> **GIVEN INSTRUCTION**
Set down each line of the material that follows, exactly, with no pictures.

> **GIVEN INFORMATION**
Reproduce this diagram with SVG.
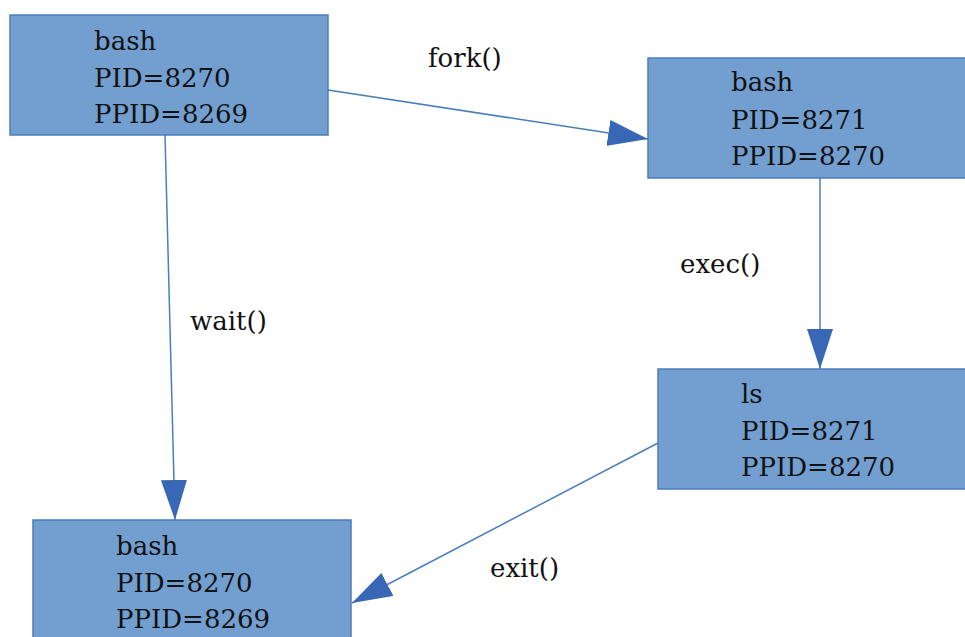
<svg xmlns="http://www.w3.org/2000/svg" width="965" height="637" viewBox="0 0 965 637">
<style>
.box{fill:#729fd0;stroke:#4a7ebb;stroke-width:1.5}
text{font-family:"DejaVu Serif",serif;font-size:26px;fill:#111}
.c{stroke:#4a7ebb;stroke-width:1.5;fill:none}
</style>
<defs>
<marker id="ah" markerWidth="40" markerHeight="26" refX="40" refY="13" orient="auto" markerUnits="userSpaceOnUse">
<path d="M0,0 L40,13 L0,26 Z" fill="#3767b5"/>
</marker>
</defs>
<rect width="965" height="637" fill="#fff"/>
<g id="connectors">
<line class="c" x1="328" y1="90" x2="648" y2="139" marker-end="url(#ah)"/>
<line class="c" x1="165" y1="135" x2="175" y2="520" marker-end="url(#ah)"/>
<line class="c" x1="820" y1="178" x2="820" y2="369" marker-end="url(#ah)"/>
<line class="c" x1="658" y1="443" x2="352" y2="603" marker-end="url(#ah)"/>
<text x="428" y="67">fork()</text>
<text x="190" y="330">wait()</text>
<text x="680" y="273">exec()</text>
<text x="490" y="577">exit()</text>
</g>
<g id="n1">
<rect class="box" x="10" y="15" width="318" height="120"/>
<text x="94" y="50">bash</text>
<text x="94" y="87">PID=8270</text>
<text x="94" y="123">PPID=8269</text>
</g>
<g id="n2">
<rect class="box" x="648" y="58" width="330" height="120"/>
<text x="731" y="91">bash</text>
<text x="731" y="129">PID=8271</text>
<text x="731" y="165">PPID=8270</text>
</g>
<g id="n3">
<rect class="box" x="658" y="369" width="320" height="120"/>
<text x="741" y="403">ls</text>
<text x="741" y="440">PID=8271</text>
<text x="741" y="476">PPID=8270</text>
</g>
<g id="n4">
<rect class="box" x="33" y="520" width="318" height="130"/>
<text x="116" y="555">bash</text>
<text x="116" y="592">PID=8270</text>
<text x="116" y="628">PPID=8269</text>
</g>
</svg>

> **EXPECTED ANSWER**
Reproduce this diagram with SVG.
<svg xmlns="http://www.w3.org/2000/svg" width="965" height="637" viewBox="0 0 965 637">
<style>
.box{fill:#729fd0;stroke:#4a7ebb;stroke-width:1.5}
text{font-family:"DejaVu Serif",serif;font-size:26px;fill:#111}
.c{stroke:#4a7ebb;stroke-width:1.5;fill:none}
</style>
<defs>
<marker id="ah" markerWidth="40" markerHeight="26" refX="40" refY="13" orient="auto" markerUnits="userSpaceOnUse">
<path d="M0,0 L40,13 L0,26 Z" fill="#3767b5"/>
</marker>
</defs>
<rect width="965" height="637" fill="#fff"/>
<g id="connectors">
<line class="c" x1="328" y1="90" x2="648" y2="139" marker-end="url(#ah)"/>
<line class="c" x1="165" y1="135" x2="175" y2="520" marker-end="url(#ah)"/>
<line class="c" x1="820" y1="178" x2="820" y2="369" marker-end="url(#ah)"/>
<line class="c" x1="658" y1="443" x2="352" y2="603" marker-end="url(#ah)"/>
<text x="428" y="67">fork()</text>
<text x="190" y="330">wait()</text>
<text x="680" y="273">exec()</text>
<text x="490" y="577">exit()</text>
</g>
<g id="n1">
<rect class="box" x="10" y="15" width="318" height="120"/>
<text x="94" y="50">bash</text>
<text x="94" y="87">PID=8270</text>
<text x="94" y="123">PPID=8269</text>
</g>
<g id="n2">
<rect class="box" x="648" y="58" width="330" height="120"/>
<text x="731" y="91">bash</text>
<text x="731" y="129">PID=8271</text>
<text x="731" y="165">PPID=8270</text>
</g>
<g id="n3">
<rect class="box" x="658" y="369" width="320" height="120"/>
<text x="741" y="403">ls</text>
<text x="741" y="440">PID=8271</text>
<text x="741" y="476">PPID=8270</text>
</g>
<g id="n4">
<rect class="box" x="33" y="520" width="318" height="130"/>
<text x="116" y="555">bash</text>
<text x="116" y="592">PID=8270</text>
<text x="116" y="628">PPID=8269</text>
</g>
</svg>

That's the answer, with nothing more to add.